Gunter Grass: the tin drum and the tin ear

9 April 2012

1:47 PM

9 April 2012

1:47 PM

This morning’s editorial in Israel’s left-wing Haaretz newspaper
noted a double standard that was also a bad joke. Israel’s Interior Minister’s
had declared, ‘If Gunter Grass wants to continue to distribute his false and distorted works, I suggest he do so from Iran, where he’ll find an appreciative audience.’ The minister could not detect
the irony in his words, the paper said. It is precisely his decision not to let Grass enter Israel because of a poem he wrote that ‘is characteristic of dark regimes like those in Iran or North
Korea’.

You can read Grass’s poem here. I find it
a false and vainglorious work because of its strong element of self-pity. Grass calls it ‘What Must Be Said,’ as if he is making a courageous stand. He adds to the impression that he is a dissident
from a revolutionary underground speaking truth to power when he talks of his past silence, the better to emphasise his present bravery. ‘The universal concealment of these facts,’ he writes:

‘To which my silence subordinated itself,
I sense as incriminating lies
And force–the punishment is promised
As soon as it is ignored;
The verdict of "anti-Semitism" is familiar.’

I accept it is hard for Germans of a certain age to criticise Israel, particularly if like Grass they were once members of the Waffen SS. But come now, on the British and much of the
European left, the difficulty is not urging on right-thinking left-leaning people until they find the sheer bloody guts needed to criticise Israel, it is trying to persuade them to say a bad word
about any other country.

[Alt-Text]


Far from being a lone voice of conscience, Grass marches to a familiar beat as he bangs his tin drum. The poem is all about Jews Israelis.
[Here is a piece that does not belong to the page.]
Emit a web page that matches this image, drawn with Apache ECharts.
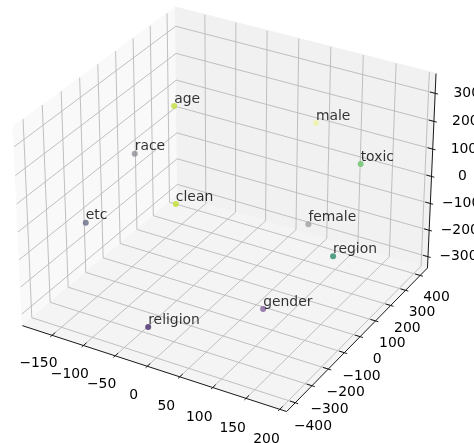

He does not mention the theocratic and secular
tyrannies that threaten their own populations as well as Israel, apart from one fleeting reference’s to Iranians being ‘enslaved by a loud-mouth’ — which understates the prosecution
case against the regime, to a degree that is close to negligent.

But then Haaretz also understates the case against the Israeli government. The only legitimate reason for banning a writer or speaker is if his words will be a direct incitement to crime. As
Israeli conservatives are not suggesting that Grass intends to persuade an Arab mob to burn down a synagogue, the sole reason for its instruction to the border guards to put Grass back on the next
flight to Germany is that it does not like his insulting views. The truly insulting assumption it makes about the citizens it governs is that they cannot listen to arguments they do not like and
respond to them with better arguments. Israelis are no longer adults but children who must be protected from bogeymen and tucked up in bed.

Israel may be imitating Iran here, but it is also imitating the western boycott movement, which wants to stop actors acting and musicians playing because they are Jews Israelis. Emma
Thompson, Jonathan Miller, Mike Leigh are all the artists who depend on freedom of speech to put bread on their tables and clothes on their backs. Yet they will deny their creative freedom to
others in the interests of upholding the party line. They and about 30 or so other authoritarian artistes want the Globe to ban an Israeli company from a festival of world theatre because it has performed in the Israeli-occupied territories.

Howard Brenton, an artist with principles rather than prejudices, wrote in response last week that for the Globe to withdraw one of the invitations ‘to the 37 companies — some with very
questionable state affiliations – would be a disgraceful act of censorship. Denounce, don’t censor; argue, don’t ban. I have long supported the cause of Palestinian freedom. But I am
distressed to see British actors trying to stop Jewish actors perform on a London stage.’

Miller, Leigh, Thompson and the rest were unmoved. To their minds, Israeli actors are wicked and therefore cannot be heard. To the Israeli government’s mind, Grass is wicked and therefore
cannot be heard. Both sides are bullying and illiberal, infantilist and infantilising. Both have a contempt for the public, when they ought to have contempt solely for themselves.